Les Juifs américains, le président américain et une bonne partie de la presse tentent néanmoins de bousculer l’administration. C’est Henry Morgenthau, secrétaire au Trésor, qui provoque ce changement. Le 7 janvier, le président américain est désormais convaincu de la culpabilité des Alliés vis-à-vis des Juifs. Un bureau des réfugiés de guerre, War Refugees Board ou WRB, est créé pour s’opposer aux « plans nazis visant à l’extermination des Juifs ». Roosevelt autorise l’engagement de certaines tractations avec les nazis, en Hongrie. À partir du 8 juillet 1944, le diplomate suédois, Raoul Wallenberg, distribue un grand nombre de passeports aux Juifs hongrois.
Grâce à des fonds collectés, des Juifs ont pu être sauvés à Budapest. Mais pour l’historien américain Wyman, auteur de L’Abandon des Juifs, c’est « trop peu et trop tard ». D’autant que les camps d’extermination, repérés et photographiés par des avions de reconnaissance, continuent de fonctionner.

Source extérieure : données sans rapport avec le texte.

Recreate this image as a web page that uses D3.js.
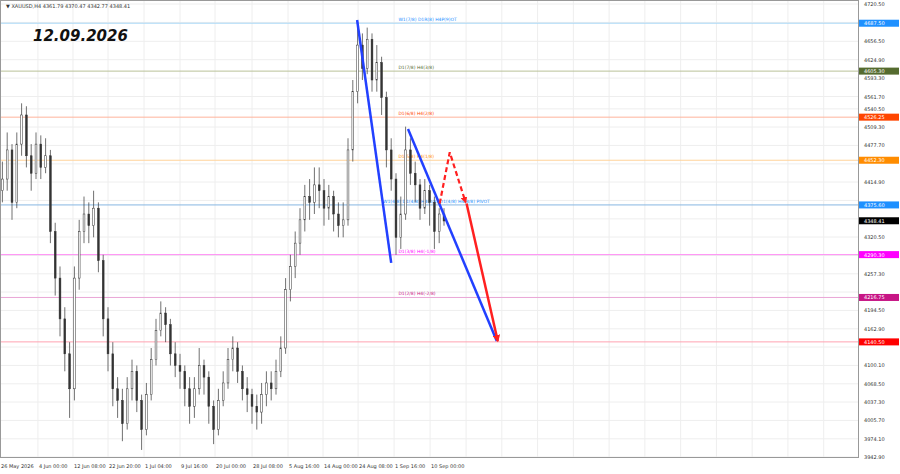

Pourtant, ces camps ne sont pas bombardés : les Alliés refusent le bombardement des lignes de chemin de fer. N’aurait-il pas pourtant causé un retard décisif pour les opérations de déportations ? Et les États-Unis refusent le marchandage que propose Himmler. En effet, en mai 1944, ce dernier, par l’intermédiaire d’Eichmann, veut échanger un million de Juifs contre dix mille camions, du café, du thé, du cacao. Joël Brand est chargé de transmettre aux gouvernements alliés. Il s’entend répondre par Lord Moyne, délégué anglais en Égypte : « Qu’est-ce que je ferais d’un million de Juifs, où les mettrais-je ? »
Ainsi Wyman explique par des motifs d’ordre essentiellement intérieur la politique américaine à l’égard des réfugiés et de l’immigration, laquelle — en dépit de l’effort de guerre — a pu susciter un profond sentiment d’abandon.